Prompt: Write out the listing from the line with "Rebuild this chart" to the line with "const yTicks = [0, 100, 200, 300, 400, 500, 600];", both lines included, exactly and nothing beyond. Leave pictures out.

Listed entries:
:::::
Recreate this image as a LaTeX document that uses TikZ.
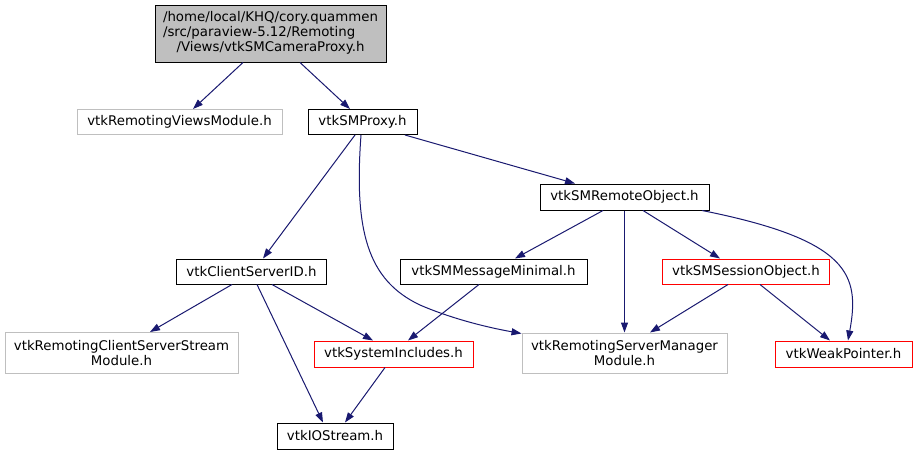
\documentclass[tikz,border=0pt]{standalone}
\usepackage{fontspec}
\setmainfont{DejaVu Sans}
\usetikzlibrary{arrows.meta}
\definecolor{edgec}{HTML}{191970}
\definecolor{grayb}{HTML}{BFBFBF}
\definecolor{fillg}{HTML}{BFBFBF}
\begin{document}
\begin{tikzpicture}[x=1pt,y=-1pt,
  box/.style={draw=black,line width=1pt,rectangle,inner sep=0pt,align=center,
    font=\fontsize{13.33}{15}\selectfont},
  gbox/.style={box,draw=grayb},
  rbox/.style={box,draw=red},
  edge/.style={draw=edgec,line width=1pt,-{Triangle[length=10pt,width=7pt]}}]
\useasboundingbox (0,0) rectangle (917,455);
\fill[white] (0,0) rectangle (917,455);
% nodes
\node[box,fill=fillg,minimum width=231pt,minimum height=57pt] (top) at (270.5,33.5)
  {\begin{tabular}{@{}l@{}}/home/local/KHQ/cory.quammen\\/src/paraview-5.12/Remoting\\\multicolumn{1}{@{}c@{}}{/Views/vtkSMCameraProxy.h}\end{tabular}};
\node[gbox,minimum width=205pt,minimum height=25pt] (rvm) at (179.5,122) {vtkRemotingViewsModule.h};
\node[box,minimum width=109pt,minimum height=25pt] (proxy) at (362.5,122) {vtkSMProxy.h};
\node[box,minimum width=169pt,minimum height=26pt] (rob) at (624.5,197) {vtkSMRemoteObject.h};
\node[box,minimum width=150pt,minimum height=25pt] (csid) at (251.5,271.5) {vtkClientServerID.h};
\node[box,minimum width=187pt,minimum height=25pt] (msg) at (493.5,271.5) {vtkSMMessageMinimal.h};
\node[rbox,minimum width=167pt,minimum height=25pt] (sess) at (746,271.5) {vtkSMSessionObject.h};
\node[gbox,minimum width=233pt,minimum height=41pt] (css) at (121.5,353) {vtkRemotingClientServerStream\\Module.h};
\node[rbox,minimum width=159pt,minimum height=26pt] (sys) at (393.5,354) {vtkSystemIncludes.h};
\node[gbox,minimum width=205pt,minimum height=40pt] (rsm) at (624.5,353) {vtkRemotingServerManager\\Module.h};
\node[rbox,minimum width=137pt,minimum height=26pt] (weak) at (843.5,354) {vtkWeakPointer.h};
\node[box,minimum width=116pt,minimum height=26pt] (ios) at (335,436) {vtkIOStream.h};
% edges
\draw[edge] ([xshift=-27.5pt]top.south) -- ([xshift=13.5pt]rvm.north);
\draw[edge] ([xshift=29.5pt]top.south) -- ([xshift=-12.5pt]proxy.north);
\draw[edge] ([xshift=-7.5pt]proxy.south) -- ([xshift=11.5pt]csid.north);
\draw[edge] ([xshift=-1.5pt]proxy.south) .. controls (354,230) and (367,280) .. (420,305)
  .. controls (450,318) and (485,327) .. ([yshift=-1pt]rsm.north west);
\draw[edge] ([xshift=42.5pt]proxy.south) -- ([xshift=-49.5pt]rob.north);
\draw[edge] ([xshift=-21.5pt]rob.south) -- ([xshift=21.5pt]msg.north);
\draw[edge] (rob.south) -- (rsm.north);
\draw[edge] ([xshift=18.5pt]rob.south) -- ([xshift=-26pt]sess.north);
\draw[edge] ([xshift=77.5pt]rob.south) .. controls (850,240) and (860,275) .. ([xshift=4.5pt]weak.north);
\draw[edge] ([xshift=-19.5pt]csid.south) -- ([xshift=28.5pt]css.north);
\draw[edge] ([xshift=5.5pt]csid.south) -- ([xshift=-12pt]ios.north);
\draw[edge] ([xshift=20.5pt]csid.south) -- ([xshift=-20.5pt]sys.north);
\draw[edge] ([xshift=-14.5pt]msg.south) -- ([xshift=14.5pt]sys.north);
\draw[edge] ([xshift=-8.5pt]sys.south) -- ([xshift=10pt]ios.north);
\draw[edge] ([xshift=-18pt]sess.south) -- ([xshift=25.5pt]rsm.north);
\draw[edge] ([xshift=14pt]sess.south) -- ([xshift=-13.5pt]weak.north);
\end{tikzpicture}
\end{document}
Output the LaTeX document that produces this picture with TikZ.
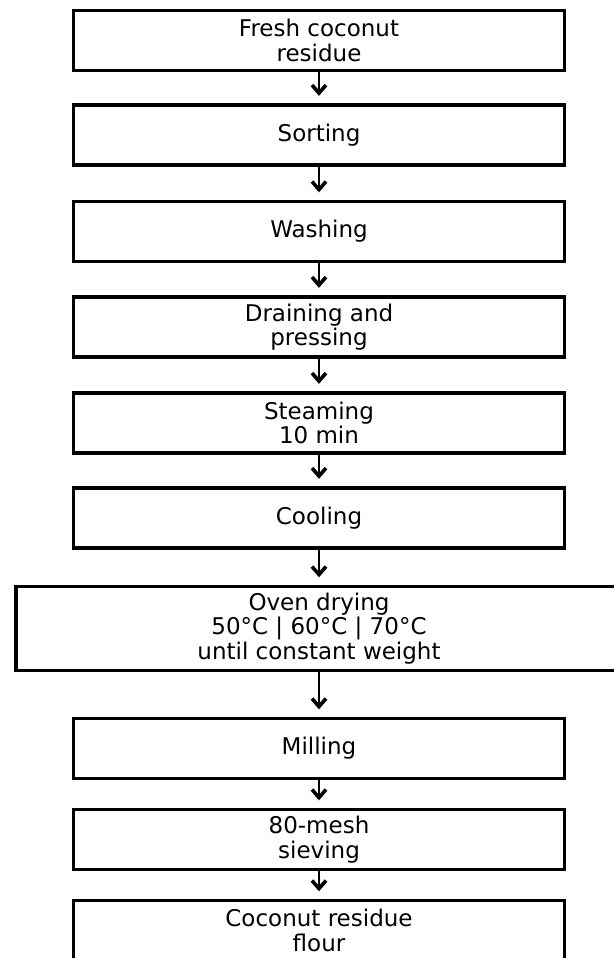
\documentclass[tikz,border=0pt]{standalone}
\usepackage{fontspec}
\setmainfont{DejaVu Sans}
\usetikzlibrary{arrows.meta}
\tikzset{
  stepbox/.style={draw=black, line width=3.4pt, fill=white, align=center,
    minimum width=491pt, minimum height=60pt, inner sep=0pt,
    font=\fontsize{23}{24.6}\selectfont},
  widebox/.style={stepbox, minimum width=606pt, minimum height=84pt},
  flowarrow/.style={line width=2.8pt, line cap=butt,
    -{Straight Barb[length=8pt,width=14pt,line width=3.6pt]}, shorten >=7.5pt}
}
\begin{document}
\begin{tikzpicture}[x=1pt,y=-1pt]
\useasboundingbox (0,0) rectangle (613,958);
\node[stepbox] (b1) at (319,40.5) {Fresh coconut\\residue};
\node[stepbox] (b2) at (319,135) {Sorting};
\node[stepbox] (b3) at (319,231.5) {Washing};
\node[stepbox] (b4) at (319,327) {Draining and\\pressing};
\node[stepbox] (b5) at (319,423) {Steaming\\10 min};
\node[stepbox] (b6) at (319,518) {Cooling};
\node[widebox] (b7) at (319,628.5) {Oven drying\\50°C | 60°C | 70°C\\until constant weight};
\node[stepbox] (b8) at (319,748.5) {Milling};
\node[stepbox] (b9) at (319,839.5) {80-mesh\\sieving};
\node[stepbox] (b10) at (319,930.5) {Coconut residue\\flour};
\draw[flowarrow] (b1.south) -- (b2.north);
\draw[flowarrow] (b2.south) -- (b3.north);
\draw[flowarrow] (b3.south) -- (b4.north);
\draw[flowarrow] (b4.south) -- (b5.north);
\draw[flowarrow] (b5.south) -- (b6.north);
\draw[flowarrow] (b6.south) -- (b7.north);
\draw[flowarrow] (b7.south) -- (b8.north);
\draw[flowarrow] (b8.south) -- (b9.north);
\draw[flowarrow] (b9.south) -- (b10.north);
\end{tikzpicture}
\end{document}
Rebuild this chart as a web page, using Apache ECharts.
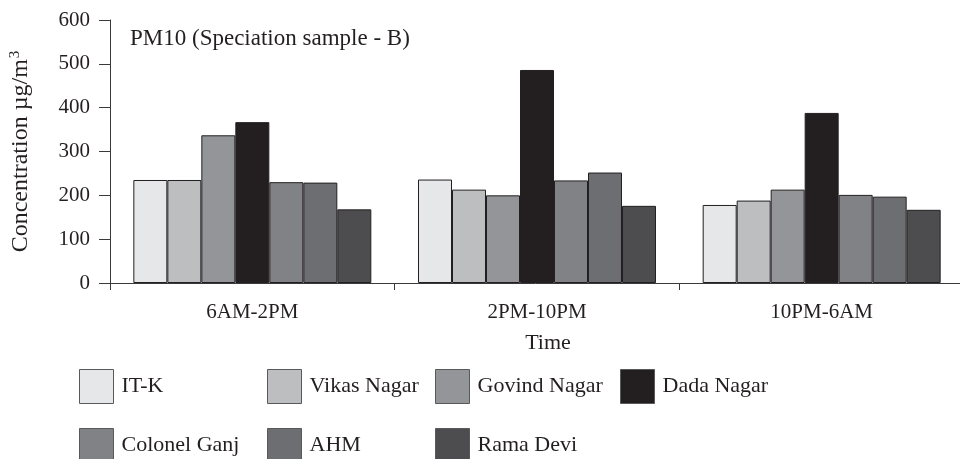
<!DOCTYPE html>
<html>
<head>
<meta charset="utf-8">
<script src="https://cdn.jsdelivr.net/npm/echarts@6/dist/echarts.min.js"></script>
<style>html,body{margin:0;padding:0;background:#fff}#c{width:960px;height:459px}</style>
</head>
<body>
<div id="c"></div>
<script>
const categories = ['6AM-2PM', '2PM-10PM', '10PM-6AM'];
const seriesNames = ['IT-K', 'Vikas Nagar', 'Govind Nagar', 'Dada Nagar', 'Colonel Ganj', 'AHM', 'Rama Devi'];
const itk = [235, 236, 178];
const vikasNagar = [235, 213, 188];
const govindNagar = [337, 200, 213];
const dadaNagar = [367, 486, 388];
const colonelGanj = [230, 234, 201];
const ahm = [229, 252, 197];
const ramaDevi = [168, 176, 167];
const yTicks = [0, 100, 200, 300, 400, 500, 600];

const values = [itk, vikasNagar, govindNagar, dadaNagar, colonelGanj, ahm, ramaDevi];
const colors = ['#e6e7e8', '#bcbec0', '#939598', '#231f20', '#808285', '#6d6e71', '#4d4d4f'];
const font = 'Liberation Serif';
const ink = '#231f20';
const legendPos = [[79, 369], [267, 369], [435, 369], [620, 369], [79, 428], [267, 428], [435, 428]];

const chart = echarts.init(document.getElementById('c'));
chart.setOption({
  animation: false,
  backgroundColor: '#fff',
  textStyle: { fontFamily: font, color: ink },
  title: {
    text: 'PM10 (Speciation sample - B)',
    left: 125, top: 22,
    textStyle: { fontFamily: font, fontSize: 23, fontWeight: 'normal', color: ink }
  },
  legend: seriesNames.map((n, i) => ({
    data: [n],
    left: legendPos[i][0], top: legendPos[i][1],
    padding: 0,
    itemWidth: 34, itemHeight: 34, itemGap: 0,
    icon: 'rect',
    textStyle: { fontFamily: font, fontSize: 22, color: ink, padding: [0, 0, 0, 3] },
    itemStyle: { borderColor: '#58595b', borderWidth: 1 }
  })),
  grid: { left: 110, right: -4, top: 20, bottom: 176, containLabel: false, outerBoundsMode: 'none' },
  xAxis: {
    type: 'category', data: categories,
    name: 'Time', nameLocation: 'middle', nameGap: 49,
    nameTextStyle: { fontFamily: font, fontSize: 22, color: ink, padding: [0, 0, 0, 22] },
    axisLine: { lineStyle: { color: '#3a3a3c', width: 1 } },
    axisTick: { show: true, length: 7, lineStyle: { color: '#3a3a3c' } },
    axisLabel: { fontFamily: font, fontSize: 21, color: ink, margin: 19 }
  },
  yAxis: {
    type: 'value', min: 0, max: 600, interval: 100,
    name: '{a|Concentration µg/m}{s|3}', nameLocation: 'middle', nameGap: 77,
    nameTextStyle: {
      rich: {
        a: { fontFamily: font, fontSize: 24, color: ink },
        s: { fontFamily: font, fontSize: 15, color: ink, verticalAlign: 'top', padding: [0, 0, 10, 1] }
      }
    },
    axisLine: { show: true, lineStyle: { color: '#3a3a3c', width: 1 } },
    axisTick: { show: true, length: 11, lineStyle: { color: '#3a3a3c' } },
    splitLine: { show: false },
    axisLabel: {
      fontFamily: font, fontSize: 21, color: ink, margin: 20,
      formatter: v => yTicks.includes(v) ? String(v) : ''
    }
  },
  series: seriesNames.map((n, i) => ({
    name: n, type: 'bar', data: values[i],
    barGap: '0%', barCategoryGap: '16.4%',
    itemStyle: { color: colors[i], borderColor: ink, borderWidth: 1 }
  }))
});
</script>
</body>
</html>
:::::
Answer to this exercise:
Rebuild this chart as a web page, using Apache ECharts.
<!DOCTYPE html>
<html>
<head>
<meta charset="utf-8">
<script src="https://cdn.jsdelivr.net/npm/echarts@6/dist/echarts.min.js"></script>
<style>html,body{margin:0;padding:0;background:#fff}#c{width:960px;height:459px}</style>
</head>
<body>
<div id="c"></div>
<script>
const categories = ['6AM-2PM', '2PM-10PM', '10PM-6AM'];
const seriesNames = ['IT-K', 'Vikas Nagar', 'Govind Nagar', 'Dada Nagar', 'Colonel Ganj', 'AHM', 'Rama Devi'];
const itk = [235, 236, 178];
const vikasNagar = [235, 213, 188];
const govindNagar = [337, 200, 213];
const dadaNagar = [367, 486, 388];
const colonelGanj = [230, 234, 201];
const ahm = [229, 252, 197];
const ramaDevi = [168, 176, 167];
const yTicks = [0, 100, 200, 300, 400, 500, 600];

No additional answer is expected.